## What to work on
From the first line of the data below through the line holding "const fmt = v", output each line exactly and leave the pictures out.

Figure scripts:
>>

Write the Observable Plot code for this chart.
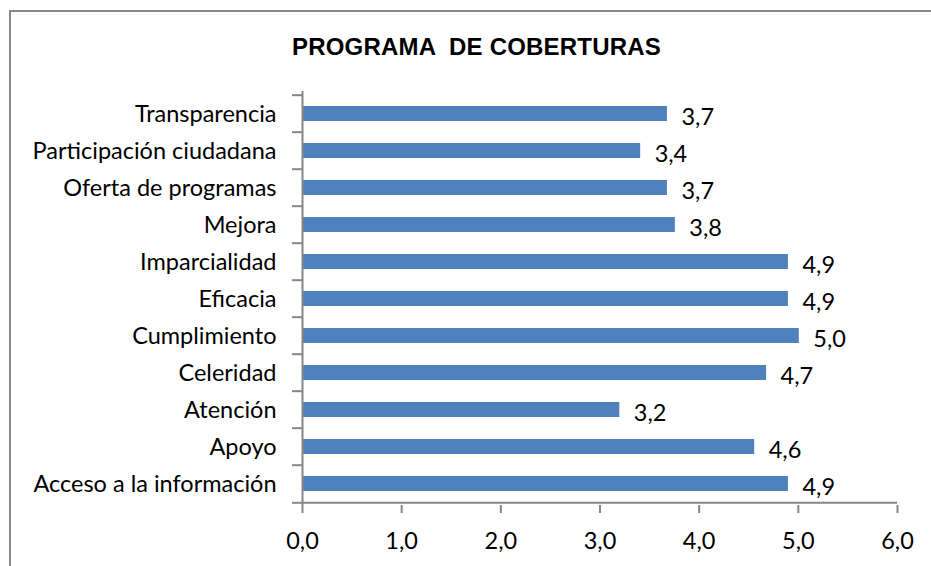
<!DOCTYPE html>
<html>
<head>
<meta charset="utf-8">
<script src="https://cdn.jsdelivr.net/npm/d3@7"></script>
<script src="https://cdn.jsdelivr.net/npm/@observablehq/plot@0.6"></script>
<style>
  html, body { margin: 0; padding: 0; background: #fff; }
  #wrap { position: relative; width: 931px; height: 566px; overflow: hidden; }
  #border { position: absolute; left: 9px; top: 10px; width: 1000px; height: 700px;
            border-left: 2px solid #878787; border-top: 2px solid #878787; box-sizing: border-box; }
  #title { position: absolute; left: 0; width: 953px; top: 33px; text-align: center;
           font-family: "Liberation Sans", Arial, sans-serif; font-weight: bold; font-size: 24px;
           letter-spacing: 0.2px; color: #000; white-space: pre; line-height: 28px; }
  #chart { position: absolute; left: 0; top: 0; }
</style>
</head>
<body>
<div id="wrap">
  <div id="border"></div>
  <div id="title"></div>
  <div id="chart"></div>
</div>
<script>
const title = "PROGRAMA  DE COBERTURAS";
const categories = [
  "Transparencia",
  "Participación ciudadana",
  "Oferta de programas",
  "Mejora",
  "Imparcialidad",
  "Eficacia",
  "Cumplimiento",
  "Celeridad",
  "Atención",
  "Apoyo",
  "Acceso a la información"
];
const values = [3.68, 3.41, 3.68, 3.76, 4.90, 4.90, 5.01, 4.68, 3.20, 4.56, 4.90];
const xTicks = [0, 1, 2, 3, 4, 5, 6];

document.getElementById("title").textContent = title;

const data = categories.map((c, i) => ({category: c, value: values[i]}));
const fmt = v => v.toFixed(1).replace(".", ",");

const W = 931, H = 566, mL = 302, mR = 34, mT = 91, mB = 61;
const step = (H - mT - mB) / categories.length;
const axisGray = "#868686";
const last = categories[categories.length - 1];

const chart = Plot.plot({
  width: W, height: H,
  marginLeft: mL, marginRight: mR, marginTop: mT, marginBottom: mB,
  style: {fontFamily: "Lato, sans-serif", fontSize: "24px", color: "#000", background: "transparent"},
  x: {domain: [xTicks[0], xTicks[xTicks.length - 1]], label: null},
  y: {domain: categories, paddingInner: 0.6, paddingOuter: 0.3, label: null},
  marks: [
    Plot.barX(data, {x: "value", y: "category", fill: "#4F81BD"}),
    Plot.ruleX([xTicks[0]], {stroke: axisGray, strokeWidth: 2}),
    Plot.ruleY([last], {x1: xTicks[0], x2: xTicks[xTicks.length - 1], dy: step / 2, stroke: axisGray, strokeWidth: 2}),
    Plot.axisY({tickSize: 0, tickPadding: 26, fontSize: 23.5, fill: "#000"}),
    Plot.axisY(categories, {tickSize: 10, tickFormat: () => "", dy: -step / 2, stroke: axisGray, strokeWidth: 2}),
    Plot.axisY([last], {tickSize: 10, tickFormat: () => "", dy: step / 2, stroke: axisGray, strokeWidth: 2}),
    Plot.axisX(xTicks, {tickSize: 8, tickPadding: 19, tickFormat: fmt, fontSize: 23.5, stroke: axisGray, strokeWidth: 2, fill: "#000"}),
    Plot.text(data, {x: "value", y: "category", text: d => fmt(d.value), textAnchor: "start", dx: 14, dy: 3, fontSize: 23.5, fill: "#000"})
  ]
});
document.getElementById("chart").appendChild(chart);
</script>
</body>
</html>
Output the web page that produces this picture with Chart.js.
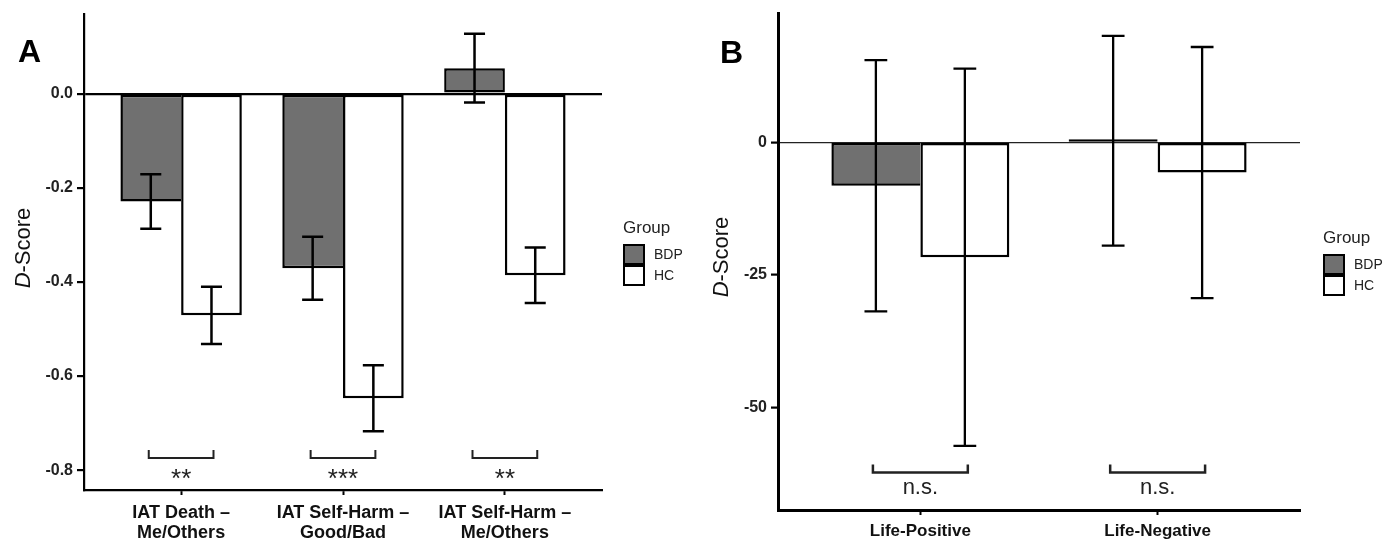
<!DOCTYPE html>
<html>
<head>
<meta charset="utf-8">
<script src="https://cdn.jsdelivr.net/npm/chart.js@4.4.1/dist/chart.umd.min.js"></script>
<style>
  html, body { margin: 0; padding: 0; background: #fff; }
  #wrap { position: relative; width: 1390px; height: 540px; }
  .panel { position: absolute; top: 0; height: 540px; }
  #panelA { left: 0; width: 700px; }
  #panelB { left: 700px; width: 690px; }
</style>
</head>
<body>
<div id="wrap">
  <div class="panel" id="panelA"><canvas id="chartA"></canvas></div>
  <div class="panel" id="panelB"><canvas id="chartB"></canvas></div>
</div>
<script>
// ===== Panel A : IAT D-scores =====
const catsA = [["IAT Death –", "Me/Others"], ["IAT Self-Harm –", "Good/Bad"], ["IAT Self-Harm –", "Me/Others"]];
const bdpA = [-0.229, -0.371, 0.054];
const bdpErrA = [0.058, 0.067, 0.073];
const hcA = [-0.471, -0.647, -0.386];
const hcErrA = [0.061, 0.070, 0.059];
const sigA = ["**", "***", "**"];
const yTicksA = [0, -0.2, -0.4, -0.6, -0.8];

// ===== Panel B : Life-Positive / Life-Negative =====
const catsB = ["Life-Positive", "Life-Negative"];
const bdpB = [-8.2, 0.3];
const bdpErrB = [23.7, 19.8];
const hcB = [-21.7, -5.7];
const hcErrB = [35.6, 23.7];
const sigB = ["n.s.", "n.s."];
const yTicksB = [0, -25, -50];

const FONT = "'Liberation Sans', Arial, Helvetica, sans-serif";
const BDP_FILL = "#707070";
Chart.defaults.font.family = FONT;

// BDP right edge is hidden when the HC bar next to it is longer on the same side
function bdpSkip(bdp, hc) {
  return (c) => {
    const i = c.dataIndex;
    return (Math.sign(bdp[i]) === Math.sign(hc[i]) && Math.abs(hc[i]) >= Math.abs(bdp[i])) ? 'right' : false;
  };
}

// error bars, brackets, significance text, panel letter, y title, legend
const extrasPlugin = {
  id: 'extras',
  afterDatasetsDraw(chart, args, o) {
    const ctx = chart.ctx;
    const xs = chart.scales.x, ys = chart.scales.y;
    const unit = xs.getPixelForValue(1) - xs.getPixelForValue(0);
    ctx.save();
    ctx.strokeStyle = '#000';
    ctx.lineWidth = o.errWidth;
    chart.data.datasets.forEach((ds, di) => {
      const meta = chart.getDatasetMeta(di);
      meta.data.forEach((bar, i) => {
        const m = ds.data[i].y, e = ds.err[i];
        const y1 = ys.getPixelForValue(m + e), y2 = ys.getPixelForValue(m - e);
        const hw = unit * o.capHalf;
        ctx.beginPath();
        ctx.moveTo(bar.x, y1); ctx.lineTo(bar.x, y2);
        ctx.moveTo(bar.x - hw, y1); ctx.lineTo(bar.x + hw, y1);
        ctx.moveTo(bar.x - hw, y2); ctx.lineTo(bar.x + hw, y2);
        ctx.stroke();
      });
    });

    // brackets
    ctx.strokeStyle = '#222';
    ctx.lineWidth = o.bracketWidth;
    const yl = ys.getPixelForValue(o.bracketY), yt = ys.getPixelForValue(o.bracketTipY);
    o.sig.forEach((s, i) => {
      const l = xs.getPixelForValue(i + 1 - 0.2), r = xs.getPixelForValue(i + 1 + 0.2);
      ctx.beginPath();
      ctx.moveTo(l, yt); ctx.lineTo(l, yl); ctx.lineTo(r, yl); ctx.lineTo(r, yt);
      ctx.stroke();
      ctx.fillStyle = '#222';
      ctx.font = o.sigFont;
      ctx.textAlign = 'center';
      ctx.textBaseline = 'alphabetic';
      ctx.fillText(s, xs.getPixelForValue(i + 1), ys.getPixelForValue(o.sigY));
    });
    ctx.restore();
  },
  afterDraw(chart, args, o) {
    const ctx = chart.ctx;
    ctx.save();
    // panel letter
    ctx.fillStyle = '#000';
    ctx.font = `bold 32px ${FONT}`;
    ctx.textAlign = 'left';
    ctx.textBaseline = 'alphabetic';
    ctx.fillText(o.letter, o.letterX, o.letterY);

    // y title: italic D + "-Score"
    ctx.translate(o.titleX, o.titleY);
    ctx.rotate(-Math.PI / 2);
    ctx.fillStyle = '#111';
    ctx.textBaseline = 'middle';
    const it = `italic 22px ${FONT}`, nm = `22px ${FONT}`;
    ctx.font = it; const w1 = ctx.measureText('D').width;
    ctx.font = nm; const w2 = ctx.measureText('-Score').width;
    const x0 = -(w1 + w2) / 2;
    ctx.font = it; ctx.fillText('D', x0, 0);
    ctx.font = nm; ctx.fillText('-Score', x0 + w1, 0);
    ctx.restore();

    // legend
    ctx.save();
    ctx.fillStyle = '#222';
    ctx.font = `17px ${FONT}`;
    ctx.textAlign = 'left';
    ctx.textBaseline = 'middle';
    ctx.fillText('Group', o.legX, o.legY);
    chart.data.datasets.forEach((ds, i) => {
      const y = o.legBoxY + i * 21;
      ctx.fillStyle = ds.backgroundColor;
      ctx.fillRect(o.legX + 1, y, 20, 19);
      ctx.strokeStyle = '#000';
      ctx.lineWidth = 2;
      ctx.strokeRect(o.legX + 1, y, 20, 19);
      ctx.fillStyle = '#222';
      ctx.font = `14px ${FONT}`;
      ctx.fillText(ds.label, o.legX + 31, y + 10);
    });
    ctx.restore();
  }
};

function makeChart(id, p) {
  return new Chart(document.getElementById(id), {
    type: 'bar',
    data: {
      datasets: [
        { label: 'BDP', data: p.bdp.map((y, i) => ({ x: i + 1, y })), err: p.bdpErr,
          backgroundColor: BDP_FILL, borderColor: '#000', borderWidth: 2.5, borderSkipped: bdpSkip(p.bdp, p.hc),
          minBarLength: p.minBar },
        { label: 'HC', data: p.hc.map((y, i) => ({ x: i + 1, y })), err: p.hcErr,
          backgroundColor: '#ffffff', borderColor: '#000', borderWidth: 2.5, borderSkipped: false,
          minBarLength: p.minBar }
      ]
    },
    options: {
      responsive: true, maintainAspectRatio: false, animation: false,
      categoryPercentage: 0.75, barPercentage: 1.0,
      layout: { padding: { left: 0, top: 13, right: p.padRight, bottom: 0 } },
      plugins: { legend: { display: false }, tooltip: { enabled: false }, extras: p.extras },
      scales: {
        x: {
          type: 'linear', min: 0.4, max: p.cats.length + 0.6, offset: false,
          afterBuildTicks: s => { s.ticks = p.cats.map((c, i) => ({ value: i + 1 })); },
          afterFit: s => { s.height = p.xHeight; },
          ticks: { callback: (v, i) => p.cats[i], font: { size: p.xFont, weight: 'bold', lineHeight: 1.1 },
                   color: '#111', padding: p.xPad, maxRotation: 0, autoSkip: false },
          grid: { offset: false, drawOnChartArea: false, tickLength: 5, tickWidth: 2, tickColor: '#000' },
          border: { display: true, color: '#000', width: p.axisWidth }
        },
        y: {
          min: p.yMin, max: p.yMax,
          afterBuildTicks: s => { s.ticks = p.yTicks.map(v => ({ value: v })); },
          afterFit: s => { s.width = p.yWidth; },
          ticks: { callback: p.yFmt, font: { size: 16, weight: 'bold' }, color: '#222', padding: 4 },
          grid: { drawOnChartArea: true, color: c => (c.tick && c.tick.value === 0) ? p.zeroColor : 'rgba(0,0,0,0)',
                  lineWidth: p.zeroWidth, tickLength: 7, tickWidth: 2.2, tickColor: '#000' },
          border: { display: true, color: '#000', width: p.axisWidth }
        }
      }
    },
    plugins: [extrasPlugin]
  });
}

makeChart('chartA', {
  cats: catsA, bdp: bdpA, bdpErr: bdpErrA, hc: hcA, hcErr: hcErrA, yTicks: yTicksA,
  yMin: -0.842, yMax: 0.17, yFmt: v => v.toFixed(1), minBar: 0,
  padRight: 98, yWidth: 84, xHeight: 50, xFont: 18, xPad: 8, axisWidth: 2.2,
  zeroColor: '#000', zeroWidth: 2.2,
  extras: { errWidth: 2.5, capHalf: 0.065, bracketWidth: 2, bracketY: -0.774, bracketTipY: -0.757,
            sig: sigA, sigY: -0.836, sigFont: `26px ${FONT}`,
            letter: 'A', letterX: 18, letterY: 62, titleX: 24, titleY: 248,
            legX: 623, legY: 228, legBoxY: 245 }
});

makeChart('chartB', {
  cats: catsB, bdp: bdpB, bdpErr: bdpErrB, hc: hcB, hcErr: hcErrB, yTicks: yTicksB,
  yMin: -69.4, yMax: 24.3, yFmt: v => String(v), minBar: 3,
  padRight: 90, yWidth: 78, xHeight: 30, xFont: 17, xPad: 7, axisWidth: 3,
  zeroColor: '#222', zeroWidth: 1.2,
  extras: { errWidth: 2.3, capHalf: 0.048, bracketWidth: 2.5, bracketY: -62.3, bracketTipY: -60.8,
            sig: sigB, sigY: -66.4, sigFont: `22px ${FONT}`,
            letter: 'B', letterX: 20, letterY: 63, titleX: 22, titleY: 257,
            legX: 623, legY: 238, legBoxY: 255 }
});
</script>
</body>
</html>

<<

## Output
Write the Observable Plot code for this chart.
<!DOCTYPE html>
<html>
<head>
<meta charset="utf-8">
<script src="https://cdn.jsdelivr.net/npm/d3@7"></script>
<script src="https://cdn.jsdelivr.net/npm/@observablehq/plot@0.6"></script>
<style>
  html, body { margin: 0; padding: 0; background: #fff; }
  #wrap { position: relative; width: 931px; height: 566px; overflow: hidden; }
  #border { position: absolute; left: 9px; top: 10px; width: 1000px; height: 700px;
            border-left: 2px solid #878787; border-top: 2px solid #878787; box-sizing: border-box; }
  #title { position: absolute; left: 0; width: 953px; top: 33px; text-align: center;
           font-family: "Liberation Sans", Arial, sans-serif; font-weight: bold; font-size: 24px;
           letter-spacing: 0.2px; color: #000; white-space: pre; line-height: 28px; }
  #chart { position: absolute; left: 0; top: 0; }
</style>
</head>
<body>
<div id="wrap">
  <div id="border"></div>
  <div id="title"></div>
  <div id="chart"></div>
</div>
<script>
const title = "PROGRAMA  DE COBERTURAS";
const categories = [
  "Transparencia",
  "Participación ciudadana",
  "Oferta de programas",
  "Mejora",
  "Imparcialidad",
  "Eficacia",
  "Cumplimiento",
  "Celeridad",
  "Atención",
  "Apoyo",
  "Acceso a la información"
];
const values = [3.68, 3.41, 3.68, 3.76, 4.90, 4.90, 5.01, 4.68, 3.20, 4.56, 4.90];
const xTicks = [0, 1, 2, 3, 4, 5, 6];

document.getElementById("title").textContent = title;

const data = categories.map((c, i) => ({category: c, value: values[i]}));
const fmt = v => v.toFixed(1).replace(".", ",");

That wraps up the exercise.